Но еще тяжелее было не с внутренним напряжением, а с рвущейся наружу яростью. Слишком уж часто за эти часы, когда чуть углубился в лабиринты богатых коридоров, я сталкивался с безумной жестокостью. Распятые на стенах обнаженные пассажиры со вспоротыми животами, лежащие на серебряных блюдах нарубленные домашние питомцы и они же заживо «приготовленные» в огромной глиняной печи для пиццы — в расположенном посреди живой рощи кафе. Изрубленные деревья и насаженные на их сучья умирающие люди, и висящие над ними повешенные. Немало изнасилованных, а затем пристреленных — их выдавали позы. Множество невнятных тупорылых надписей, что были сделаны обязательно кровью. Чаще всего там были просто имена с добавлением «сделал или сделала это». Гордились своей собственной мерзостью. Немало было и приписок вроде «приговорен, но еще не расщеплен», «буду убивать всегда», «смертнику нечего терять». Этим на самом деле терять уже нечего — закон им большего наказания выдать не сможет.
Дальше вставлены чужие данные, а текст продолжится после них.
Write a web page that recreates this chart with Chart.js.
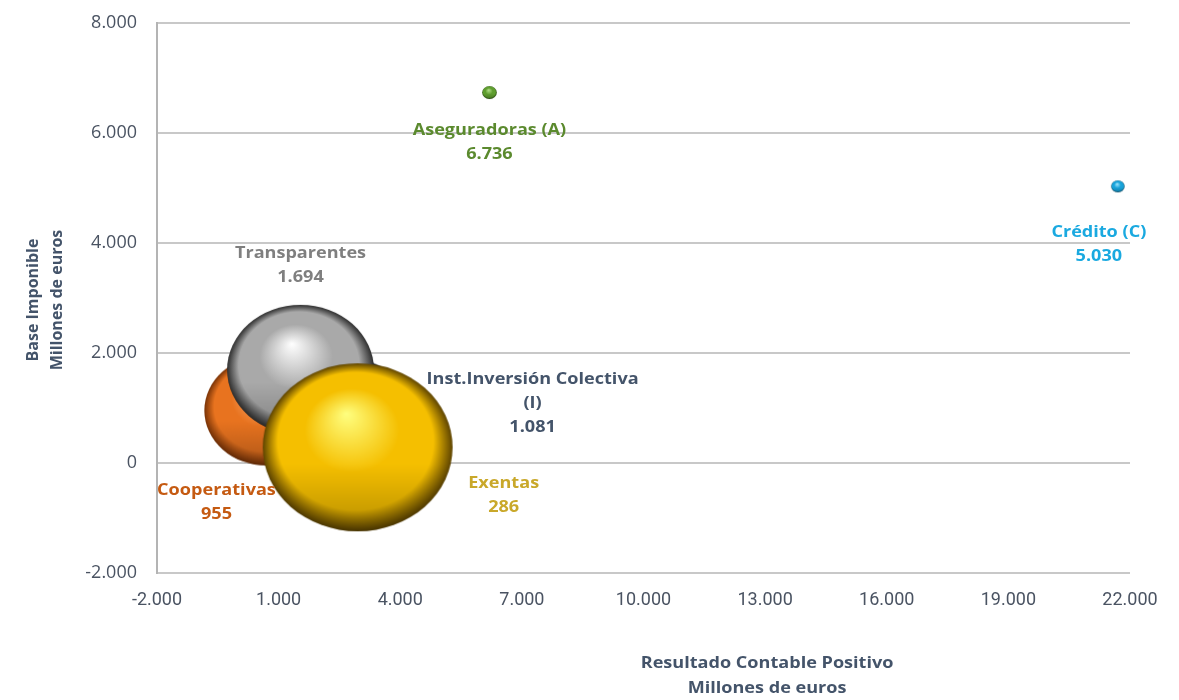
<!DOCTYPE html>
<html>
<head>
<meta charset="utf-8">
<script src="https://cdn.jsdelivr.net/npm/chart.js@4"></script>
<style>
  html, body { margin: 0; padding: 0; background: #fff; }
  #wrap { width: 1179px; height: 700px; }
</style>
</head>
<body>
<div id="wrap"><canvas id="burbujas" width="1179" height="700"></canvas></div>
<script>
// Datos
var categorias = ['Aseguradoras (A)', 'Crédito (C)', 'Inst.Inversión Colectiva (I)', 'Cooperativas', 'Transparentes', 'Exentas'];
var etiquetas = [['Aseguradoras (A)'], ['Crédito (C)'], ['Inst.Inversión Colectiva', '(I)'], ['Cooperativas'], ['Transparentes'], ['Exentas']];
var resultadoContable = [6200, 21700, 2800, 700, 1540, 2950];
var baseImponible = [6736, 5030, 1081, 955, 1694, 286];
var tamano = [6.5, 6, 45, 55, 65, 84];
var ticksX = [-2000, 1000, 4000, 7000, 10000, 13000, 16000, 19000, 22000];
var ticksY = [-2000, 0, 2000, 4000, 6000, 8000];

// Estilo
var colorTexto = ['#5b8a2e', '#1aa9e0', '#44546a', '#c55a11', '#7f7f7f', '#c9a82a'];
var colorEsfera = [
  ['#b5e08a', '#5f9e2f', '#2c5410'],
  ['#a5e8ff', '#17a3da', '#04506f'],
  ['#8797ad', '#44546a', '#1e2633'],
  ['#fbb783', '#e8731f', '#7a3306'],
  ['#ffffff', '#a9a9a9', '#2e2e2e'],
  ['#ffff80', '#f5bf00', '#5e4400']
];
var estirar = 1.13; // la imagen original está algo ensanchada
// desplazamiento de la primera línea de la etiqueta respecto al centro de la burbuja
var offX = [0, -19, 181, -50, 0, 146];
var offY = [38, 46, -24, 80, -116, 36];

function miles(v) {
  var neg = v < 0;
  var s = String(Math.abs(v)).replace(/\B(?=(\d{3})+(?!\d))/g, '.');
  return (neg ? '-' : '') + s;
}

// esfera con brillo, como imagen para pointStyle
function esfera(i) {
  var r = tamano[i];
  var rx = r * estirar;
  var cv = document.createElement('canvas');
  cv.width = Math.ceil(rx * 2) + 2;
  cv.height = Math.ceil(r * 2) + 2;
  var c = cv.getContext('2d');
  c.translate(cv.width / 2, cv.height / 2);
  c.scale(estirar, 1);
  var g = c.createRadialGradient(-0.12 * r, -0.4 * r, 0, 0, 0, r);
  g.addColorStop(0, colorEsfera[i][0]);
  g.addColorStop(0.5, colorEsfera[i][1]);
  g.addColorStop(0.82, colorEsfera[i][1]);
  g.addColorStop(1, colorEsfera[i][2]);
  c.fillStyle = g;
  c.beginPath();
  c.arc(0, 0, r, 0, Math.PI * 2);
  c.fill();
  // sombra inferior
  var s = c.createLinearGradient(0, -r, 0, r);
  s.addColorStop(0, 'rgba(0,0,0,0)');
  s.addColorStop(0.6, 'rgba(0,0,0,0)');
  s.addColorStop(1, 'rgba(0,0,0,0.25)');
  c.fillStyle = s;
  c.beginPath();
  c.arc(0, 0, r, 0, Math.PI * 2);
  c.fill();
  return cv;
}
var imagenes = categorias.map(function (c, i) { return esfera(i); });

var puntos = categorias.map(function (c, i) {
  return { x: resultadoContable[i], y: baseImponible[i], r: tamano[i] };
});

function texto(ctx, t, x, y) {
  ctx.save();
  ctx.translate(x, y);
  ctx.scale(estirar, 1);
  ctx.fillText(t, 0, 0);
  ctx.restore();
}

var etiquetasPlugin = {
  id: 'etiquetas',
  afterDatasetsDraw: function (chart) {
    var ctx = chart.ctx;
    var meta = chart.getDatasetMeta(0);
    ctx.save();
    ctx.font = 'bold 16px "Open Sans", sans-serif';
    ctx.textAlign = 'center';
    ctx.textBaseline = 'middle';
    meta.data.forEach(function (el, i) {
      var lineas = etiquetas[i].concat([miles(baseImponible[i])]);
      ctx.fillStyle = colorTexto[i];
      lineas.forEach(function (t, k) {
        texto(ctx, t, el.x + offX[i], el.y + offY[i] + k * 24);
      });
    });
    // titulos de ejes
    var a = chart.chartArea;
    ctx.fillStyle = '#44546a';
    ctx.font = 'bold 16px "Open Sans", sans-serif';
    var tx = a.left + (a.right - a.left) * 0.627;
    texto(ctx, 'Resultado Contable Positivo', tx, 663);
    texto(ctx, 'Millones de euros', tx, 688);
    ctx.translate(45, 300);
    ctx.rotate(-Math.PI / 2);
    ctx.fillText('Base Imponible', 0, -12);
    ctx.fillText('Millones de euros', 0, 12);
    ctx.restore();
  }
};

var ctx = document.getElementById('burbujas').getContext('2d');
var chart = new Chart(ctx, {
  type: 'bubble',
  data: {
    datasets: [{
      label: 'Base Imponible',
      data: puntos,
      borderWidth: 0,
      backgroundColor: colorEsfera.map(function (c) { return c[1]; }),
      pointStyle: imagenes
    }]
  },
  options: {
    responsive: false,
    animation: false,
    events: [],
    layout: { autoPadding: false, padding: { top: 23, right: 49, left: 0, bottom: 0 } },
    plugins: {
      legend: { display: false },
      tooltip: { enabled: false }
    },
    scales: {
      x: {
        type: 'linear',
        min: -2000,
        max: 22000,
        afterBuildTicks: function (s) { s.ticks = ticksX.map(function (v) { return { value: v }; }); },
        afterFit: function (s) { s.height = 127; s.paddingLeft = 0; s.paddingRight = 0; },
        grid: { display: false, drawTicks: false },
        border: { display: false },
        ticks: {
          padding: 17,
          color: '#4a5362',
          font: { family: '"Roboto", sans-serif', size: 18 },
          callback: function (v) { return miles(v); }
        }
      },
      y: {
        type: 'linear',
        min: -2000,
        max: 8000,
        afterBuildTicks: function (s) { s.ticks = ticksY.map(function (v) { return { value: v }; }); },
        afterFit: function (s) { s.width = 157; s.paddingTop = 0; s.paddingBottom = 0; },
        grid: { color: '#c8c8c8', lineWidth: 2, drawTicks: false },
        border: { display: true, color: '#b4b4b4', width: 2 },
        ticks: {
          padding: 20,
          color: '#4a5362',
          font: { family: '"Open Sans", sans-serif', size: 18 },
          callback: function (v) { return miles(v); }
        }
      }
    }
  },
  plugins: [etiquetasPlugin]
});
</script>
</body>
</html>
К началу пятого часа я понял, что стал гроссом идейным.
Таких, как эти твари, надо убивать. И убивать как можно быстрее. Дело не в том, чтобы прикончить их как можно болезненнее. Нет. Дело в том, что таких ублюдков надо выкорчевывать из этой вселенной, чтобы они больше не могли творить подобное…
Я уже кипел от бешенства, только что закрыв глаза очередной обнаженной девчушке, что вряд ли так уж давно переступила порог совершеннолетия, когда мне наконец посчастливилось — послышалась стрельба и буквально из соседнего помещения. Коридоров тут не было — целая анфилада залов с высокими двустворчатыми дверьми, что отделяли один зал от другого. Мягкая удобная мебель, лампы на низеньких столиках, редкие бутылки и блестящие хрустальные бокалы в барах-бочонках и полки, полки, полки и полки, сплошь забитые книгами или же их прекрасными муляжами. Я находился в библиотеке. И закрывал глаза девушке, лежащей ничком на круглом журнальном столике. Рядом валялась изрезанная одежда. В навсегда застывшем лице покойной было столько страха и боли, что… что я сильно обрадовался раздавшейся стрельбе.
Подбежав и прижавшись к стене рядом с распахнутыми дверьми, я присел, заглянул внутрь и тут же отпрянул. Воспроизвел мысленно увиденную картинку, понял расклад, поднялся и спокойно шагнул в сторону, поднимая оружие. Останавливаться я не стал — просто прошел мимо широких дверей, непрерывно стреляя при этом. Выплюнувшая длинную очередь винтовка с недовольным шипением смолкла, а из зала понеслись крики боли. Еще через секунду воздух в дверном проеме буквально полыхнул от того количества игл и пуль, что сквозь него пролетели. Все выстрелы пришлись в противоположную стену, выбив из плотно стоящих книг облако рваной бумаги. В это время я уже перебежал чуть дальше и замер, ожидая продолжения.
В соседней комнате стояло человек восемь, а может и девять. Все в черных комбинезонах и с разноцветными рюкзаками за спинами. Там, кажется, были даже битком набитые детские розовые, со смешными рожицами на клапанах. По этим стоящим стеной спинам я и всадил длинную очередь. И успел увидеть, как упали минимум четверо. У еще двоих вроде как были пластиковые жилеты… В зал вкатился серебристый шар, замерев метрах в четырех от меня. Поняв, что хорошего ждать не приходится, совершив пару прыжков, я укрылся за поваленным овальным столиком. Толстая столешница едва не сломала мне ребра — упал на нее боком. А когда упал, то первое, что бросилось в глаза, так это табличка с надписью: «Настоящий земной дуб. Выращен на Плениде-1». Ярчайшая вспышка и электрическое гудение убедили меня прервать чтение, а последовавшие яростные крики заставили приготовиться к худшему. И я не ошибся — придурки решили взять меня штурмом, черным стреляющим валом рванувшись в атаку. Еще одна моя очередь почти закончила дело, сбив их с ног. Сменив картридж, я приподнялся на локте и… зашипев от дикой боли, покатился прочь, стремительно разрывая дистанцию. Боль в правой ноге была такой сильной, что я с огромным трудом удерживался от выдавшего бы меня крика боли.
— Вижу гада! — этот не обрадовавший хрип толкнул меня в спину, заставив ускориться.
Выкатившись за дверь, я сместился в сторону, и по книжным корешкам опять ударили пули.
— Добить его!
— Ванс! Помоги!
— Терренс давай за ним!
— Как? Я стоять не могу?! Ослеп, мать твою?!
— О… наши! — облегчение в голосе хрипящего меня совсем не обрадовало, и я сжался в комок, изучая ногу.